À l'automne 1999, alors qu'il était ministre de l'Intérieur et jetait les bases du Conseil français du Culte musulman (CFCM), il semblait faire preuve d'humilité : « le temps est passé où l'État pouvait, en une telle matière, dicter sa volonté », avait-il reconnu. Dans un rapport d'information (5 juillet 2016), les sénateurs Nathalie Goulet et André Reichardt se montrent dubitatifs quant à la capacité de l'État à façonner l'islam. D'autant qu'il pourrait être tenté de choisir des interlocuteurs adhérant à sa propre conception de l'islam, cela « au risque de conforter une illusion ».

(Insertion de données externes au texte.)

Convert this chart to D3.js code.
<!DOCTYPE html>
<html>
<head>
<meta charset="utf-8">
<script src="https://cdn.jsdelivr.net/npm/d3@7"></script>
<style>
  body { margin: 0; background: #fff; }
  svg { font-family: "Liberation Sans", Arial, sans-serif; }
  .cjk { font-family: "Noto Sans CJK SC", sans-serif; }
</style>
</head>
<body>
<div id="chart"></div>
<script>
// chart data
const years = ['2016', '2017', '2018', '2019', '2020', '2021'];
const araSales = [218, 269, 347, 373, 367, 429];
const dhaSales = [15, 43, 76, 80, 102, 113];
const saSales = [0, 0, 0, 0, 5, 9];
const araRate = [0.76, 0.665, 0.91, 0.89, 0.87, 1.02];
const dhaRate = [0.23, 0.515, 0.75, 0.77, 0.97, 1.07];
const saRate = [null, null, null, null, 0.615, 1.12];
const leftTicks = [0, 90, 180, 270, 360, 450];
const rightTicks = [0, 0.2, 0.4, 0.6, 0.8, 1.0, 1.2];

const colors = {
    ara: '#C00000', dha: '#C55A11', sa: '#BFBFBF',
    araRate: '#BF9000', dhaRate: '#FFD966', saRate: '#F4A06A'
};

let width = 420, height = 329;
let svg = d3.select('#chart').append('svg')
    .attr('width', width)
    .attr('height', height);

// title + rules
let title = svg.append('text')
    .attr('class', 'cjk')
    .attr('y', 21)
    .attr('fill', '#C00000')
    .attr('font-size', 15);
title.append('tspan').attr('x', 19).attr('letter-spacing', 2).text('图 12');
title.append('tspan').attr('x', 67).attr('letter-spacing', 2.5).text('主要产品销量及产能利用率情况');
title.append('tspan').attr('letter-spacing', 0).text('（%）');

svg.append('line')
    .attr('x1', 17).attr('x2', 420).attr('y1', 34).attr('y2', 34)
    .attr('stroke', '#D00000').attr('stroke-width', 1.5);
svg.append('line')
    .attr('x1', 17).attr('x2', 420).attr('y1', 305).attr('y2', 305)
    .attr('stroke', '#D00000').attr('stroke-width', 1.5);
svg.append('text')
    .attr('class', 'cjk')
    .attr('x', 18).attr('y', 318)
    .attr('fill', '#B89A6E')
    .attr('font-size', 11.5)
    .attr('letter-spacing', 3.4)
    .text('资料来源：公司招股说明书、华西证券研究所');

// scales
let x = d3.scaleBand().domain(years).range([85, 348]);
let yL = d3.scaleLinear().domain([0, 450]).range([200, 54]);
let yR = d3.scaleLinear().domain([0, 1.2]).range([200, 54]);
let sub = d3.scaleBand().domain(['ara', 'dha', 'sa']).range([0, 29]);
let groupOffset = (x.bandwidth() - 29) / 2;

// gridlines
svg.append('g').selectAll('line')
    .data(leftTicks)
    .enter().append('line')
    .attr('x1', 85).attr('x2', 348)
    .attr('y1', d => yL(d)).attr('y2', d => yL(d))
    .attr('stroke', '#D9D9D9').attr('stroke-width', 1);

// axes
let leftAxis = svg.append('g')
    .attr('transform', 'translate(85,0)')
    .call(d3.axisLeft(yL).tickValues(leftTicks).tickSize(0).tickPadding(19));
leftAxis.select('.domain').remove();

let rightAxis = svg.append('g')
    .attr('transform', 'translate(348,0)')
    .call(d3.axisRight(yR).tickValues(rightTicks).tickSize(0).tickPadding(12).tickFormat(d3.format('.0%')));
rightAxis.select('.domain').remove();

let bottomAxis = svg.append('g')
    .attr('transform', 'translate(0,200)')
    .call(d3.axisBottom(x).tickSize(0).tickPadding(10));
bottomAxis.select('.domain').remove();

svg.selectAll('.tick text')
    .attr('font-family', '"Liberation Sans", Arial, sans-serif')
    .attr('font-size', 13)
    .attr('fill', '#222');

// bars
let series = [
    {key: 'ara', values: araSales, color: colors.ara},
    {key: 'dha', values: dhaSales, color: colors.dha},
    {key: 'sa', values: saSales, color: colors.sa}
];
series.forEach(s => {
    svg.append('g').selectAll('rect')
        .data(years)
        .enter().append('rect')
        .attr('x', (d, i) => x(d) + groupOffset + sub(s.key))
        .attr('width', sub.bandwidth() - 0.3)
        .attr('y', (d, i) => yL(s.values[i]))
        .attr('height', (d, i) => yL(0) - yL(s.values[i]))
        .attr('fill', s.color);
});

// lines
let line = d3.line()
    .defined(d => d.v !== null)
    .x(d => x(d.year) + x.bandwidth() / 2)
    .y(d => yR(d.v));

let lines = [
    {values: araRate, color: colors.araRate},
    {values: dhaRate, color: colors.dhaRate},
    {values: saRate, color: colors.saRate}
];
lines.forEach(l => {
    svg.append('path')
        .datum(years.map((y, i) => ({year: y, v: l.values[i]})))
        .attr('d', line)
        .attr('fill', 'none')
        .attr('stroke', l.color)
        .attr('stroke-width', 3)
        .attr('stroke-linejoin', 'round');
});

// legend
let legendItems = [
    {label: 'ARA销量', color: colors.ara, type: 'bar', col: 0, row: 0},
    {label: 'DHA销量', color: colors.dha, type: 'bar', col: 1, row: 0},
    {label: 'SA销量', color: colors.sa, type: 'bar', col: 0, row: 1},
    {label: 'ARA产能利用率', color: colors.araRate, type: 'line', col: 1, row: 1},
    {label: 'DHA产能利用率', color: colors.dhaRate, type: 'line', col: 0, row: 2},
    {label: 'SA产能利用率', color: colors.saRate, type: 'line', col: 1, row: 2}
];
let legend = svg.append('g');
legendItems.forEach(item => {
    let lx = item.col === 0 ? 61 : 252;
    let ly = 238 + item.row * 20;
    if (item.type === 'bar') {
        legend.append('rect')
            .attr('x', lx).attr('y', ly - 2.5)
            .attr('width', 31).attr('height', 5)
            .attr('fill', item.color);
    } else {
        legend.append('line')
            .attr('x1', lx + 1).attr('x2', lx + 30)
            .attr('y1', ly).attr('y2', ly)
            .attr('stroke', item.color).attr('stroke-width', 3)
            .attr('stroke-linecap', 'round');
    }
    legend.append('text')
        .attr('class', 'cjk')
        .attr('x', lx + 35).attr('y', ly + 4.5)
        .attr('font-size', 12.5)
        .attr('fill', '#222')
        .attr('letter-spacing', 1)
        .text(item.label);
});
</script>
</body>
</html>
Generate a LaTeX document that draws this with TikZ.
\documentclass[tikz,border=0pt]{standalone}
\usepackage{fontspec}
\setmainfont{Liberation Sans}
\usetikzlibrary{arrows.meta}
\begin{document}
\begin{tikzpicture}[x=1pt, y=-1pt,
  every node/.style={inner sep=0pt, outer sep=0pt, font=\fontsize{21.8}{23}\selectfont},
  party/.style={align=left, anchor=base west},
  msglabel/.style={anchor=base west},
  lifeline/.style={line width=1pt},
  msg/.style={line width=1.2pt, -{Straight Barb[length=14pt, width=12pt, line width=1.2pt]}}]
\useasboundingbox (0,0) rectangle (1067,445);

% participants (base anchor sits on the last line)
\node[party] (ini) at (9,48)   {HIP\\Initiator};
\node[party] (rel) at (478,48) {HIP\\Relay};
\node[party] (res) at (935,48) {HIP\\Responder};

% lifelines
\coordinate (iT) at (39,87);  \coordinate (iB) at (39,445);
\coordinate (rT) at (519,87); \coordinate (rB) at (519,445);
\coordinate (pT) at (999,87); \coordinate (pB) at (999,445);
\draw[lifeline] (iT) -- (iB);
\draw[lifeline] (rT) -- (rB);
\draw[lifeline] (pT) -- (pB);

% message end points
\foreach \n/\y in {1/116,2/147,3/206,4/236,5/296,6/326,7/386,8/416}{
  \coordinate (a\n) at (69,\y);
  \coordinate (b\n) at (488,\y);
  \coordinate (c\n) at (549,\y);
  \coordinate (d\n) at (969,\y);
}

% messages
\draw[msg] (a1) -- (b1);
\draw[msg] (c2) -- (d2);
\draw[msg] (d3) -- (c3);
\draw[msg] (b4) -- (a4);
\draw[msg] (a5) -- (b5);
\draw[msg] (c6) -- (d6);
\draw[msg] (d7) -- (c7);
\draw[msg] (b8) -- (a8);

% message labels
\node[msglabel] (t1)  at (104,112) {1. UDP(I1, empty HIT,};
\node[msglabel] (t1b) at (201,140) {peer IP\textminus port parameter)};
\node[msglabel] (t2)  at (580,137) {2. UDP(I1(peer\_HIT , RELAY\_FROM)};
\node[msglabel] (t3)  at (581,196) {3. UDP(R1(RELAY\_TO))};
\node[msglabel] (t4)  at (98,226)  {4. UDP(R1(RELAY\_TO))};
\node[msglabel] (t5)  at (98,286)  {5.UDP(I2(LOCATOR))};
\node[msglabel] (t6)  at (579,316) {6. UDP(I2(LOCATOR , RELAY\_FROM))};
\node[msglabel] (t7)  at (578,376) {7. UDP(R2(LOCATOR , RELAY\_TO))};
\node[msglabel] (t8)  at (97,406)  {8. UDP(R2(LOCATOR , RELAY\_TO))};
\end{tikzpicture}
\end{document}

Il est vrai que les pouvoirs publics n'ont pas toujours fait preuve d'une grande clairvoyance – c'est le moins que l'on puisse dire. Comme le rappelait Solenne Jouanneau, maître de conférences à l'Institut d'études politiques de Strasbourg, dans un entretien à La Vie des idées (26 mai 2015), « dans les années 1970, Paul Dijoud, secrétaire d'État aux travailleurs immigrés, considérait même qu'il existait un intérêt à favoriser le maintien de la pratique religieuse chez les étrangers, celle-ci étant de nature à favoriser le retour de ces derniers ». Par ailleurs, comme le soulignent les rapporteurs du Sénat, « jusqu'à la fin des années 1980, l'État français abordait ses relations avec la "communauté musulmane" à travers le prisme des pays d'origine de la plupart des musulmans vivant dans notre pays ».

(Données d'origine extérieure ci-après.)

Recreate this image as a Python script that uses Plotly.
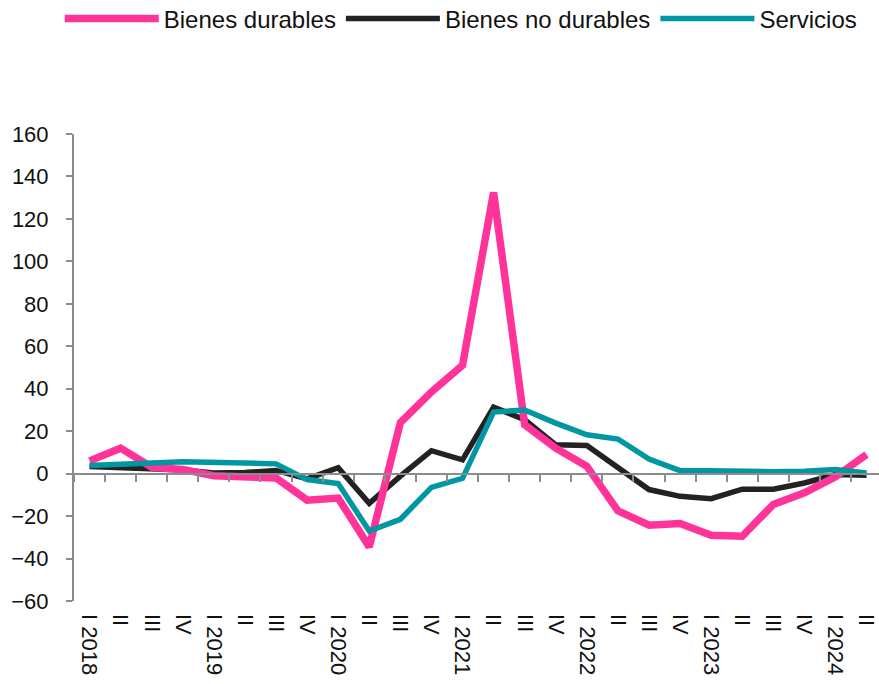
import plotly.graph_objects as go

years = ["2018", "2019", "2020", "2021", "2022", "2023", "2024"]
quarters = ["I", "II", "III", "IV"]
n_points = 26

categories = [f"{y}-{q}" for y in years for q in quarters][:n_points]
tick_labels = [(f"{q} {y}" if q == "I" else q) for y in years for q in quarters][:n_points]

bienes_durables = [6, 12, 3, 2, -1, -1.5, -2, -12.5, -11.5, -34.5, 24, 38.5, 51, 132.5,
                   23, 12, 3.5, -17.5, -24.3, -23.5, -29, -29.5, -14.5, -9, -1.5, 9]
bienes_no_durables = [3.4, 3, 2, 1.7, 0.3, 0.5, 1.5, -2.5, 2.8, -14, -1.2, 10.8, 6.5, 31.3,
                      25.4, 13.6, 13.3, 3, -7.5, -10.7, -11.8, -7.3, -7.3, -4.4, -0.4, -0.8]
servicios = [3.8, 4.7, 5, 5.6, 5.6, 5, 4.6, -2.8, -4.7, -27, -21.5, -6.5, -2.2, 29,
             30, 23.8, 18.3, 16.3, 6.9, 1.4, 1.4, 1, 0.9, 1.1, 2, 0.3]

FONT = "Arial, Liberation Sans, sans-serif"
AXIS_GRAY = "#8c8c8c"

fig = go.Figure()
fig.add_trace(go.Scatter(x=categories, y=bienes_no_durables, name="Bienes no durables",
                         mode="lines", line=dict(color="#222222", width=5.5), legendrank=2))
fig.add_trace(go.Scatter(x=categories, y=bienes_durables, name="Bienes durables",
                         mode="lines", line=dict(color="#FF3399", width=7.5), legendrank=1))
fig.add_trace(go.Scatter(x=categories, y=servicios, name="Servicios",
                         mode="lines", line=dict(color="#0097A3", width=5.5), legendrank=3))
# carrier trace so the zero-line axis gets the same categories
fig.add_trace(go.Scatter(x=categories, y=[None] * n_points, xaxis="x2", showlegend=False,
                         hoverinfo="skip", mode="lines"))

x_range = [-0.5, 25.4]
fig.update_layout(
    width=879, height=684,
    margin=dict(l=74, r=0, t=134, b=83),
    paper_bgcolor="white", plot_bgcolor="white",
    font=dict(family=FONT, size=20, color="#111111"),
    showlegend=True,
    legend=dict(orientation="h", xref="container", yref="container",
                x=0.068, y=1 - 19 / 684, xanchor="left", yanchor="middle",
                font=dict(size=24, family=FONT, color="#111111"),
                itemwidth=94, traceorder="normal", bgcolor="rgba(0,0,0,0)"),
    xaxis=dict(type="category", range=x_range, showgrid=False, zeroline=False,
               showline=False, ticks="", tickmode="array", tickvals=categories,
               ticktext=tick_labels, tickangle=90, ticklabelstandoff=12,
               tickfont=dict(size=22, family=FONT, color="#111111")),
    xaxis2=dict(type="category", range=x_range, overlaying="x", anchor="free",
                position=60 / 220, showgrid=False, zeroline=False, showline=True,
                linecolor=AXIS_GRAY, linewidth=2, ticks="outside", tickson="boundaries",
                ticklen=7, tickwidth=2, tickcolor=AXIS_GRAY, showticklabels=False),
    yaxis=dict(range=[-60, 160], dtick=20, showgrid=False, zeroline=False,
               showline=True, linecolor=AXIS_GRAY, linewidth=2, ticks="outside",
               ticklen=6, tickwidth=2, tickcolor=AXIS_GRAY, ticklabelstandoff=13,
               tickfont=dict(size=22, family=FONT, color="#111111")),
)

fig.write_html("out.html")
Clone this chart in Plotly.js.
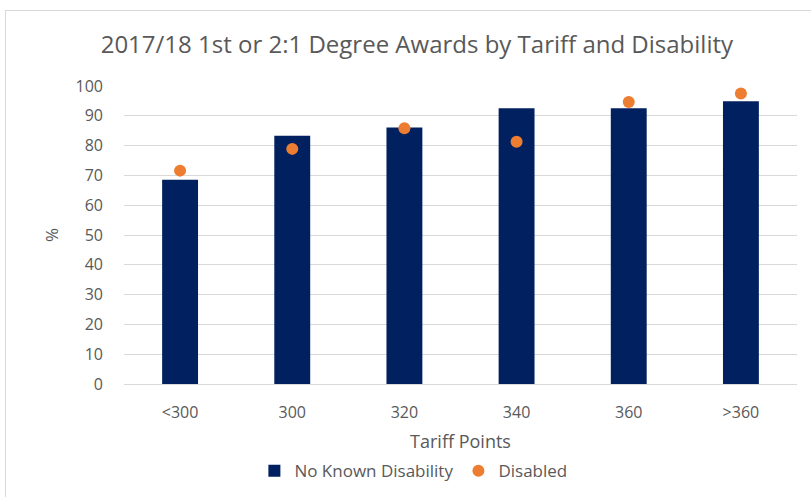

Dans les années quatre-vingt-dix, cependant, l'État entreprit de « donner un "visage" à l'Islam de France ». Il se tourna d'abord vers la Grande Mosquée de Paris, à laquelle il accorda, quelque temps durant, le monopole du contrôle des abattages rituels. Mais il fit preuve « d'inconstance au gré des changements de ministre de l'intérieur ». De ces tâtonnements émergea finalement le CFCM. Lequel apparaît, aux yeux des parlementaires, « comme le champ des luttes d'influence qui se jouent entre les fédérations et, à travers elles, plusieurs pays étrangers ». Sa légitimité s'avère très contestée : parmi les représentants d'associations musulmanes auditionnés par Nathalie Goulet et André Reichardt, « plusieurs d'entre eux ont opposé les "bledards"en situation de responsabilité dans les instances dirigeantes des fédérations musulmanes aux musulmans nés en France, développant leurs actions par des structures de terrain ».

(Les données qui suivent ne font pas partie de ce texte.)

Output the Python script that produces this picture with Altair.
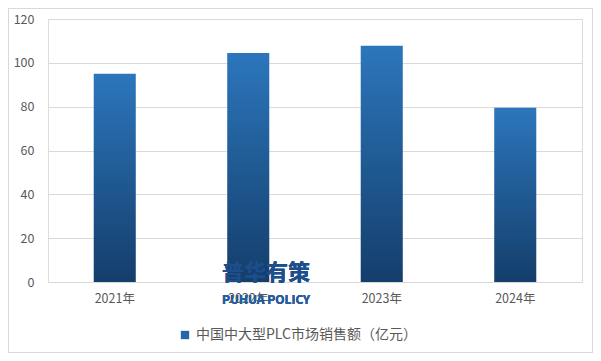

Un produit de l'intégration

Les temps changent. « Avant les années 1990 », par exemple, « les boucheries halal étaient rares », rappelle Florence Bergeaud-Blackle, anthropologue, dans un entretien au Point (31 août 2016). « Certains musulmans fréquentaient les boucheries casher », explique-t-elle ; « d'autres abattaient à la ferme, mais d'autres encore, et on a tendance à l'oublier, considéraient également comme licite la viande des boucheries conventionnelles ». Autrement dit, l'islam d'aujourd'hui n'est plus celui d'hier. Il est le produit paradoxal d'une certaine intégration. « L'islam qui est pratiqué en France est un islam profondément français », affirme même Solenne Jouanneau. « Car l'islam pratiqué en France n'est pas un islam hors sol », explique-elle ; « il se nourrit de la confrontation des musulmans aux structures juridiques, socio-culturelles, politiques de la société française ». Pour le meilleur ou pour le pire : n'est-il pas question, ces jours-ci, du dévoiement, au profit du terrorisme islamiste, du féminisme occidental ?

NB – Il s'agit d'une version légèrement plus longue de l'article publié dans L'Action Française 2000.